━━━ Information supplied
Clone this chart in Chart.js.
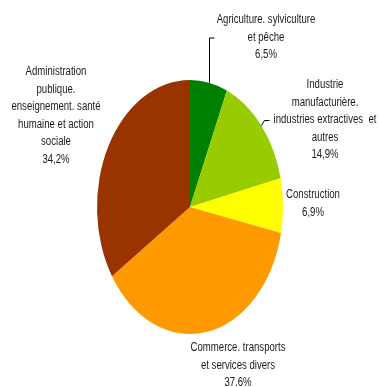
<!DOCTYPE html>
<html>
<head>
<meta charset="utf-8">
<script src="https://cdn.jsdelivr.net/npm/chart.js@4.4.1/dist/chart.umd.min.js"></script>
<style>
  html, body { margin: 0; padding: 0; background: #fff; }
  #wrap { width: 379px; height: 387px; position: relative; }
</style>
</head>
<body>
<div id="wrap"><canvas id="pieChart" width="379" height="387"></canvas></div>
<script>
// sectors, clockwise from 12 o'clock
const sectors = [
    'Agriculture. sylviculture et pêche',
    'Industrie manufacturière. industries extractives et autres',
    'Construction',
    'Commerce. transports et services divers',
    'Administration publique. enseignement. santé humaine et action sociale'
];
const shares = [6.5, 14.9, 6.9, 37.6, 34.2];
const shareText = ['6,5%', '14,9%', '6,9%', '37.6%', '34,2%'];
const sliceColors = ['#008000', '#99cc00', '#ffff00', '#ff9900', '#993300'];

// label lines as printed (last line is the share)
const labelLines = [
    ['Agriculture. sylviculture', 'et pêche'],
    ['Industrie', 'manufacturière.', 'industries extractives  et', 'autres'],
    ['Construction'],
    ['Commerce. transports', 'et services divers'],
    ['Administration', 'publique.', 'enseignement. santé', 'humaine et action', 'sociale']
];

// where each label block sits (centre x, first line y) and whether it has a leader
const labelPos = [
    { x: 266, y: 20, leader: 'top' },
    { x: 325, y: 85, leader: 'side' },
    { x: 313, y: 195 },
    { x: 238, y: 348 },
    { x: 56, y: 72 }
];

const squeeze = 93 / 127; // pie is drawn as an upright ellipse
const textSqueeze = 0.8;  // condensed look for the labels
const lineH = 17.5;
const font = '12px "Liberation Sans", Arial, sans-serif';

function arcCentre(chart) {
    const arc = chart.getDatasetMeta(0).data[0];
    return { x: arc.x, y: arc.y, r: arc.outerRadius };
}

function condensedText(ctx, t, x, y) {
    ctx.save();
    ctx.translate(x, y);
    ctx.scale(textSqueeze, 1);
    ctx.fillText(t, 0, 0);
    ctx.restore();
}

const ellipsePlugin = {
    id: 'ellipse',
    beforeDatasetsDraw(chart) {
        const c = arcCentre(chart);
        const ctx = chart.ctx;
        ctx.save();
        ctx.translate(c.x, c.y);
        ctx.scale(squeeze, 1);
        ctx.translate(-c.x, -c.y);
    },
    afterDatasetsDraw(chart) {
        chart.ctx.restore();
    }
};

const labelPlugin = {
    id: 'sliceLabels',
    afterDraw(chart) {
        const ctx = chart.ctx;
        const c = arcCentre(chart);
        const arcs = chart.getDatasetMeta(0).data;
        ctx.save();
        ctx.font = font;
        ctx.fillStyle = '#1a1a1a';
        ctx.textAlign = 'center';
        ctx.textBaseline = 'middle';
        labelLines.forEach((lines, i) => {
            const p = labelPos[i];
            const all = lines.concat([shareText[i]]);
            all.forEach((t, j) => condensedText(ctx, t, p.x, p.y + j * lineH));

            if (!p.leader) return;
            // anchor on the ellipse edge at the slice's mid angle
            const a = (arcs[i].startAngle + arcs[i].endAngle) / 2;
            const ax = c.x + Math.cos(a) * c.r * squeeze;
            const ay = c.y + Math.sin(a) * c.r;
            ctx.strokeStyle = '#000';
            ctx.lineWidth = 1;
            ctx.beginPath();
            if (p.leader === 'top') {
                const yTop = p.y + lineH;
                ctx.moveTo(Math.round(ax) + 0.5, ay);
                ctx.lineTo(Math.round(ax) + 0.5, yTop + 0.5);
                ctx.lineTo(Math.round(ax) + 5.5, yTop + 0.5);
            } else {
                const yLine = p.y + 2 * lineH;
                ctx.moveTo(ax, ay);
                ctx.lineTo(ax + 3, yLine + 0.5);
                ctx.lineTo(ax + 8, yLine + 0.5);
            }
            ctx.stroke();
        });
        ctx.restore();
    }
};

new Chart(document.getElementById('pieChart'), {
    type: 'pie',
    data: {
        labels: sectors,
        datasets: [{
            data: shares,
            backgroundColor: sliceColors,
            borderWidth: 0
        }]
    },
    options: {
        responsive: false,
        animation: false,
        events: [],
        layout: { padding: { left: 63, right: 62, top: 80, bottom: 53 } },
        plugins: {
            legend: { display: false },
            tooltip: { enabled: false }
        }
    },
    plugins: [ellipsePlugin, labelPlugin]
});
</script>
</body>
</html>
━━━━━━
# What this task involves
Repeat the data in full and exactly. Omit pictures.

# Result
Clone this chart in Chart.js.
<!DOCTYPE html>
<html>
<head>
<meta charset="utf-8">
<script src="https://cdn.jsdelivr.net/npm/chart.js@4.4.1/dist/chart.umd.min.js"></script>
<style>
  html, body { margin: 0; padding: 0; background: #fff; }
  #wrap { width: 379px; height: 387px; position: relative; }
</style>
</head>
<body>
<div id="wrap"><canvas id="pieChart" width="379" height="387"></canvas></div>
<script>
// sectors, clockwise from 12 o'clock
const sectors = [
    'Agriculture. sylviculture et pêche',
    'Industrie manufacturière. industries extractives et autres',
    'Construction',
    'Commerce. transports et services divers',
    'Administration publique. enseignement. santé humaine et action sociale'
];
const shares = [6.5, 14.9, 6.9, 37.6, 34.2];
const shareText = ['6,5%', '14,9%', '6,9%', '37.6%', '34,2%'];
const sliceColors = ['#008000', '#99cc00', '#ffff00', '#ff9900', '#993300'];

// label lines as printed (last line is the share)
const labelLines = [
    ['Agriculture. sylviculture', 'et pêche'],
    ['Industrie', 'manufacturière.', 'industries extractives  et', 'autres'],
    ['Construction'],
    ['Commerce. transports', 'et services divers'],
    ['Administration', 'publique.', 'enseignement. santé', 'humaine et action', 'sociale']
];

// where each label block sits (centre x, first line y) and whether it has a leader
const labelPos = [
    { x: 266, y: 20, leader: 'top' },
    { x: 325, y: 85, leader: 'side' },
    { x: 313, y: 195 },
    { x: 238, y: 348 },
    { x: 56, y: 72 }
];

const squeeze = 93 / 127; // pie is drawn as an upright ellipse
const textSqueeze = 0.8;  // condensed look for the labels
const lineH = 17.5;
const font = '12px "Liberation Sans", Arial, sans-serif';

function arcCentre(chart) {
    const arc = chart.getDatasetMeta(0).data[0];
    return { x: arc.x, y: arc.y, r: arc.outerRadius };
}

function condensedText(ctx, t, x, y) {
    ctx.save();
    ctx.translate(x, y);
    ctx.scale(textSqueeze, 1);
    ctx.fillText(t, 0, 0);
    ctx.restore();
}

const ellipsePlugin = {
    id: 'ellipse',
    beforeDatasetsDraw(chart) {
        const c = arcCentre(chart);
        const ctx = chart.ctx;
        ctx.save();
        ctx.translate(c.x, c.y);
        ctx.scale(squeeze, 1);
        ctx.translate(-c.x, -c.y);
    },
    afterDatasetsDraw(chart) {
        chart.ctx.restore();
    }
};

const labelPlugin = {
    id: 'sliceLabels',
    afterDraw(chart) {
        const ctx = chart.ctx;
        const c = arcCentre(chart);
        const arcs = chart.getDatasetMeta(0).data;
        ctx.save();
        ctx.font = font;
        ctx.fillStyle = '#1a1a1a';
        ctx.textAlign = 'center';
        ctx.textBaseline = 'middle';
        labelLines.forEach((lines, i) => {
            const p = labelPos[i];
            const all = lines.concat([shareText[i]]);
            all.forEach((t, j) => condensedText(ctx, t, p.x, p.y + j * lineH));

            if (!p.leader) return;
            // anchor on the ellipse edge at the slice's mid angle
            const a = (arcs[i].startAngle + arcs[i].endAngle) / 2;
            const ax = c.x + Math.cos(a) * c.r * squeeze;
            const ay = c.y + Math.sin(a) * c.r;
            ctx.strokeStyle = '#000';
            ctx.lineWidth = 1;
            ctx.beginPath();
            if (p.leader === 'top') {
                const yTop = p.y + lineH;
                ctx.moveTo(Math.round(ax) + 0.5, ay);
                ctx.lineTo(Math.round(ax) + 0.5, yTop + 0.5);
                ctx.lineTo(Math.round(ax) + 5.5, yTop + 0.5);
            } else {
                const yLine = p.y + 2 * lineH;
                ctx.moveTo(ax, ay);
                ctx.lineTo(ax + 3, yLine + 0.5);
                ctx.lineTo(ax + 8, yLine + 0.5);
            }
            ctx.stroke();
        });
        ctx.restore();
    }
};

new Chart(document.getElementById('pieChart'), {
    type: 'pie',
    data: {
        labels: sectors,
        datasets: [{
            data: shares,
            backgroundColor: sliceColors,
            borderWidth: 0
        }]
    },
    options: {
        responsive: false,
        animation: false,
        events: [],
        layout: { padding: { left: 63, right: 62, top: 80, bottom: 53 } },
        plugins: {
            legend: { display: false },
            tooltip: { enabled: false }
        }
    },
    plugins: [ellipsePlugin, labelPlugin]
});
</script>
</body>
</html>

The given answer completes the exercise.